#### THE PROBLEM
Omit every picture and return the rest of the data unaltered.
* Start *
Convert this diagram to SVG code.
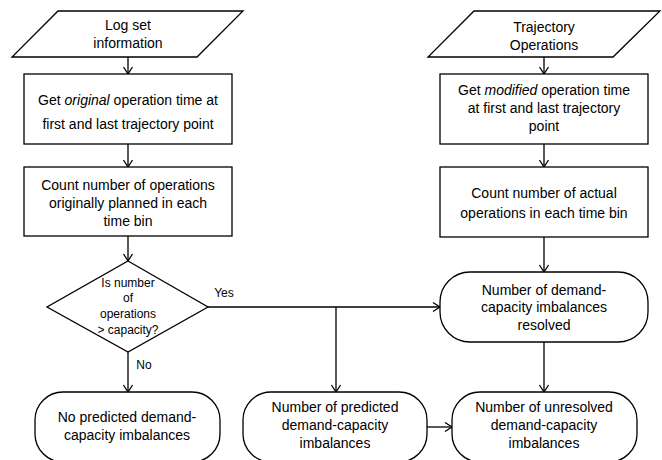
<svg xmlns="http://www.w3.org/2000/svg" width="662" height="460" viewBox="0 0 662 460">
<style>
.s{fill:#fff;stroke:#000;stroke-width:1.3}
.t{font-family:"Liberation Sans",Arial,sans-serif;font-size:14px;fill:#000;text-anchor:middle}
.d{font-size:12px}
.c{fill:none;stroke:#000;stroke-width:1.3}
</style>
<defs>
<marker id="a" markerUnits="userSpaceOnUse" markerWidth="12" markerHeight="12" viewBox="0 0 12 12" refX="9" refY="6" orient="auto">
<path d="M2,1.5 L9,6 L2,10.5" fill="none" stroke="#000" stroke-width="1.3"/>
</marker>
</defs>
<rect width="662" height="460" fill="#fff"/>
<g id="connectors">
<line class="c" x1="128" y1="57" x2="128" y2="74" marker-end="url(#a)"/>
<line class="c" x1="128" y1="144" x2="128" y2="167" marker-end="url(#a)"/>
<line class="c" x1="128" y1="236" x2="128" y2="261" marker-end="url(#a)"/>
<line class="c" x1="128" y1="352" x2="128" y2="392" marker-end="url(#a)"/>
<line class="c" x1="208" y1="307" x2="440" y2="307" marker-end="url(#a)"/>
<line class="c" x1="336" y1="307" x2="336" y2="392" marker-end="url(#a)"/>
<line class="c" x1="544" y1="57" x2="544" y2="74" marker-end="url(#a)"/>
<line class="c" x1="544" y1="144" x2="544" y2="167" marker-end="url(#a)"/>
<line class="c" x1="544" y1="237" x2="544" y2="272" marker-end="url(#a)"/>
<line class="c" x1="544" y1="342" x2="544" y2="392" marker-end="url(#a)"/>
<line class="c" x1="427" y1="427" x2="452" y2="427" marker-end="url(#a)"/>
<text class="t d" x="224" y="297">Yes</text>
<text class="t d" x="144" y="369">No</text>
</g>
<g id="log-set">
<polygon class="s" points="58,11 243,11 197,57 12,57"/>
<text class="t" x="128" y="30">Log set</text>
<text class="t" x="128" y="48">information</text>
</g>
<g id="get-original">
<rect class="s" x="24" y="74" width="208" height="70"/>
<text class="t" x="128" y="105">Get <tspan font-style="italic">original</tspan> operation time at</text>
<text class="t" x="128" y="129">first and last trajectory point</text>
</g>
<g id="count-planned">
<rect class="s" x="24" y="167" width="208" height="69"/>
<text class="t" x="128" y="190">Count number of operations</text>
<text class="t" x="128" y="208">originally planned in each</text>
<text class="t" x="128" y="226">time bin</text>
</g>
<g id="decision">
<polygon class="s" points="128,261 208,307 128,352 47,307"/>
<text class="t d" x="128" y="287">Is number</text>
<text class="t d" x="128" y="302">of</text>
<text class="t d" x="128" y="318">operations</text>
<text class="t d" x="128" y="334">&gt; capacity?</text>
</g>
<g id="no-predicted">
<rect class="s" x="35" y="392" width="185" height="70" rx="28" ry="28"/>
<text class="t" x="127" y="422">No predicted demand-</text>
<text class="t" x="127" y="440">capacity imbalances</text>
</g>
<g id="trajectory-ops">
<polygon class="s" points="474,11 660,11 613,57 428,57"/>
<text class="t" x="544" y="32">Trajectory</text>
<text class="t" x="544" y="50">Operations</text>
</g>
<g id="get-modified">
<rect class="s" x="440" y="74" width="208" height="70"/>
<text class="t" x="544" y="95">Get <tspan font-style="italic">modified</tspan> operation time</text>
<text class="t" x="544" y="113">at first and last trajectory</text>
<text class="t" x="544" y="131">point</text>
</g>
<g id="count-actual">
<rect class="s" x="440" y="167" width="208" height="70"/>
<text class="t" x="544" y="198">Count number of actual</text>
<text class="t" x="544" y="218">operations in each time bin</text>
</g>
<g id="resolved">
<rect class="s" x="440" y="272" width="208" height="70" rx="30" ry="30"/>
<text class="t" x="544" y="295">Number of demand-</text>
<text class="t" x="544" y="312">capacity imbalances</text>
<text class="t" x="544" y="330">resolved</text>
</g>
<g id="predicted">
<rect class="s" x="243" y="392" width="184" height="70" rx="28" ry="28"/>
<text class="t" x="335" y="412">Number of predicted</text>
<text class="t" x="335" y="430">demand-capacity</text>
<text class="t" x="335" y="448">imbalances</text>
</g>
<g id="unresolved">
<rect class="s" x="452" y="392" width="185" height="70" rx="28" ry="28"/>
<text class="t" x="544" y="412">Number of unresolved</text>
<text class="t" x="544" y="430">demand-capacity</text>
<text class="t" x="544" y="448">imbalances</text>
</g>
</svg>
* End *
#### ANSWER FOR THIS EXERCISE
Convert this diagram to SVG code.
<svg xmlns="http://www.w3.org/2000/svg" width="662" height="460" viewBox="0 0 662 460">
<style>
.s{fill:#fff;stroke:#000;stroke-width:1.3}
.t{font-family:"Liberation Sans",Arial,sans-serif;font-size:14px;fill:#000;text-anchor:middle}
.d{font-size:12px}
.c{fill:none;stroke:#000;stroke-width:1.3}
</style>
<defs>
<marker id="a" markerUnits="userSpaceOnUse" markerWidth="12" markerHeight="12" viewBox="0 0 12 12" refX="9" refY="6" orient="auto">
<path d="M2,1.5 L9,6 L2,10.5" fill="none" stroke="#000" stroke-width="1.3"/>
</marker>
</defs>
<rect width="662" height="460" fill="#fff"/>
<g id="connectors">
<line class="c" x1="128" y1="57" x2="128" y2="74" marker-end="url(#a)"/>
<line class="c" x1="128" y1="144" x2="128" y2="167" marker-end="url(#a)"/>
<line class="c" x1="128" y1="236" x2="128" y2="261" marker-end="url(#a)"/>
<line class="c" x1="128" y1="352" x2="128" y2="392" marker-end="url(#a)"/>
<line class="c" x1="208" y1="307" x2="440" y2="307" marker-end="url(#a)"/>
<line class="c" x1="336" y1="307" x2="336" y2="392" marker-end="url(#a)"/>
<line class="c" x1="544" y1="57" x2="544" y2="74" marker-end="url(#a)"/>
<line class="c" x1="544" y1="144" x2="544" y2="167" marker-end="url(#a)"/>
<line class="c" x1="544" y1="237" x2="544" y2="272" marker-end="url(#a)"/>
<line class="c" x1="544" y1="342" x2="544" y2="392" marker-end="url(#a)"/>
<line class="c" x1="427" y1="427" x2="452" y2="427" marker-end="url(#a)"/>
<text class="t d" x="224" y="297">Yes</text>
<text class="t d" x="144" y="369">No</text>
</g>
<g id="log-set">
<polygon class="s" points="58,11 243,11 197,57 12,57"/>
<text class="t" x="128" y="30">Log set</text>
<text class="t" x="128" y="48">information</text>
</g>
<g id="get-original">
<rect class="s" x="24" y="74" width="208" height="70"/>
<text class="t" x="128" y="105">Get <tspan font-style="italic">original</tspan> operation time at</text>
<text class="t" x="128" y="129">first and last trajectory point</text>
</g>
<g id="count-planned">
<rect class="s" x="24" y="167" width="208" height="69"/>
<text class="t" x="128" y="190">Count number of operations</text>
<text class="t" x="128" y="208">originally planned in each</text>
<text class="t" x="128" y="226">time bin</text>
</g>
<g id="decision">
<polygon class="s" points="128,261 208,307 128,352 47,307"/>
<text class="t d" x="128" y="287">Is number</text>
<text class="t d" x="128" y="302">of</text>
<text class="t d" x="128" y="318">operations</text>
<text class="t d" x="128" y="334">&gt; capacity?</text>
</g>
<g id="no-predicted">
<rect class="s" x="35" y="392" width="185" height="70" rx="28" ry="28"/>
<text class="t" x="127" y="422">No predicted demand-</text>
<text class="t" x="127" y="440">capacity imbalances</text>
</g>
<g id="trajectory-ops">
<polygon class="s" points="474,11 660,11 613,57 428,57"/>
<text class="t" x="544" y="32">Trajectory</text>
<text class="t" x="544" y="50">Operations</text>
</g>
<g id="get-modified">
<rect class="s" x="440" y="74" width="208" height="70"/>
<text class="t" x="544" y="95">Get <tspan font-style="italic">modified</tspan> operation time</text>
<text class="t" x="544" y="113">at first and last trajectory</text>
<text class="t" x="544" y="131">point</text>
</g>
<g id="count-actual">
<rect class="s" x="440" y="167" width="208" height="70"/>
<text class="t" x="544" y="198">Count number of actual</text>
<text class="t" x="544" y="218">operations in each time bin</text>
</g>
<g id="resolved">
<rect class="s" x="440" y="272" width="208" height="70" rx="30" ry="30"/>
<text class="t" x="544" y="295">Number of demand-</text>
<text class="t" x="544" y="312">capacity imbalances</text>
<text class="t" x="544" y="330">resolved</text>
</g>
<g id="predicted">
<rect class="s" x="243" y="392" width="184" height="70" rx="28" ry="28"/>
<text class="t" x="335" y="412">Number of predicted</text>
<text class="t" x="335" y="430">demand-capacity</text>
<text class="t" x="335" y="448">imbalances</text>
</g>
<g id="unresolved">
<rect class="s" x="452" y="392" width="185" height="70" rx="28" ry="28"/>
<text class="t" x="544" y="412">Number of unresolved</text>
<text class="t" x="544" y="430">demand-capacity</text>
<text class="t" x="544" y="448">imbalances</text>
</g>
</svg>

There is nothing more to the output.